Rijkuo-Maja seems to have bene especially associated with birds, with the raven, eagle and bench-jay being specially noted as among the creatures the she 'protected' in her reindeer pasture.

The bench jay was commonly seen as a potential spirit helper for noaidis, like wrens in western Europe.

Sámi diagram of reindeer herding, c. 1900

One thing that comes clearly out of these stories is the close relationship between the religious and magical traditions of the Sámi and the physical realities of their land and culture. Their religion was rooted in particular places they knew well, and in the kind of places (mountains, lakes, marshes) where they spent their time. The powers they cared about were those that impacted their lives: the weather, the fertility of the reindeer. You could tell a spiritually powerful person because she or he was blessed by the world, with many reindeer and other signs of wealth. 
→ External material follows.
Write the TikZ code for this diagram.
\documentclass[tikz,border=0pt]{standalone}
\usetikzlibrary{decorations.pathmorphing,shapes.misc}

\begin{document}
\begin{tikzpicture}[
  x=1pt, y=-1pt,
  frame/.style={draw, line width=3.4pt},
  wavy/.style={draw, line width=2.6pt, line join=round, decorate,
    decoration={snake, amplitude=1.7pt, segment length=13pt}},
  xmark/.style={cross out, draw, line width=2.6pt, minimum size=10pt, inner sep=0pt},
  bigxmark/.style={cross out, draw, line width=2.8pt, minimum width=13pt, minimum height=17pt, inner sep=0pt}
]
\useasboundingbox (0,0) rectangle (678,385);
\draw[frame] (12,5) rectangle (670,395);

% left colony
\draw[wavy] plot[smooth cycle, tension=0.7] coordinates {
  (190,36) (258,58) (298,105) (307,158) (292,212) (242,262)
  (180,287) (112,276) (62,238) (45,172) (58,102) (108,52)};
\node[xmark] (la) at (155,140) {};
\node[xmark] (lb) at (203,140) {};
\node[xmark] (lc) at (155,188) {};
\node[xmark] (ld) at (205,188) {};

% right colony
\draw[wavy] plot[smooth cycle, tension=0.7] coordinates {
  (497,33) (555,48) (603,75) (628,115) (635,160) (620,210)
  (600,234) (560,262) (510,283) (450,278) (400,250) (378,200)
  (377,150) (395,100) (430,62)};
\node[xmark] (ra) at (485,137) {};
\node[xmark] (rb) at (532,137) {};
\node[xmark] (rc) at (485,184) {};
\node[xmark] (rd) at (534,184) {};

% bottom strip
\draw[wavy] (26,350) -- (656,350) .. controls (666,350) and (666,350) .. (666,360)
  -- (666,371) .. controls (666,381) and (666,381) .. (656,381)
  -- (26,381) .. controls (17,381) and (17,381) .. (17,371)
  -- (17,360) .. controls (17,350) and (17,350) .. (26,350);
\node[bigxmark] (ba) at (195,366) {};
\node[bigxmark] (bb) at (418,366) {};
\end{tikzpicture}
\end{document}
All of the pagan traditions were like this, rooted in one place and society, speaking its truths. One of the truths of the Sámi was their extreme political fragmentation, and another was the deep division between the men's and women's ritual spheres. They had norms, but they had nobody to enforce them, and a man who tried to dictate to women about women's affairs might just be laughed at. So if a woman wanted to pick up a drum and speak to the spirits she damn well could. If she was successful, she would earn great respect. And she might, like Rijkuo-Maja, be remembered 200 years later as a great and powerful person.

Based on Bo Lundmark, Rijkuo-Maja and Silbo-Gåmmoetowards the Question of Female Shamanism in the Saami Area (1987) and Neil Price, The Viking Way:  Magic and Mind in Late Iron Age Scandinavia (2019)

1 comment:

David said...

Another fascinating piece on this theme. I hope we will be seeing your review of Price on bensozia.